Chinese officials pushed for water levels to hit a height of 574 feet at the dam in 2008 and 2009 — seeking maximum power generation capacity — and finally succeeded last October. That campaign, Fan said, came "at the cost of the downstream water supply."

The areas regularly cited as being hardest hit by the drought all sit downriver from the dam.

"The government has done a lot of propaganda about the Three Gorges Dams; of course they don't want to talk about the negative effects now," said Fan, who is based in neighboring Sichuan Province. "The hearings held before the dam was built were not held in a scientific way — it was a political project."

In a surprising turn, China's state council recently admitted that the dam faces problems that must be "urgently resolved" with "ecological protection and geological disaster prevention."

That public statement created an uncomfortable dilemma — the government either could keep the status quo and preserve the dam's power production, or it could increase the amount of water being released.

With reports of shipping barges having trouble navigating some spots of the Yangtze, and bone-dry rice fields in a nation already concerned about food prices, Chinese leaders decided to release more water from the reservoir.

Although hundreds of thousands of cubic feet of water are leaving the dam every second, the scenes in Hubei suggest the government's challenges are far from over.

Looking at the pond he uses to harvest lotus roots, Li Caishou said that as it stands his haul will be at least 30 percent below last year.

Couldn't he just pump more water from the nearby Zhangdu Lake, which is linked to Ba Qiansheng's sluice gate?

Li said that a visitor should go take a look for himself. What was once the lake's shoreline is now just a flat expanse of mud, yawning into the distance before reaching water.

About 45 miles to the northwest, farmers in villages stretching around the city of Xiaogan said they're faced with a bitter choice between planting rice and getting much smaller harvests or forsaking this year's rice crop all together. Many said they've planted cotton or vegetables instead.

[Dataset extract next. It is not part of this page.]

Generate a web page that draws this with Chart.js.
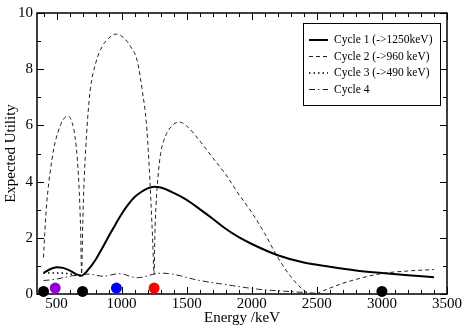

The men, their skin tough from the sun, said that local reservoirs are all but useless now.

"The reservoir is so low that after they opened it up for us, there wasn't enough water in there to flow out," said Luo Jinru, 49, a rice farmer trudging down to a mostly dry creek to see if he could pump water from what remained. "We have a well for farming water, but it's dry too."

Sun Chufeng was plopping along behind a water buffalo, which snorted and strained as it dragged a metal blade through a thick patch of mud he was trying to turn into rice paddy. Asked how the planting season had gone, Sun, 72, paused to wave his hand at the dry fields all around him — "everything you see is usually under water."

Sun expects his crops to drop by half or more this year.

"There's no water," said Sun, who got the small amount he has to work with by pumping from a canal that has been withering away. "It has all dried up."

A few minutes later, the old farmer was back to trudging through the only wet patch of land he had, and hoping for rain.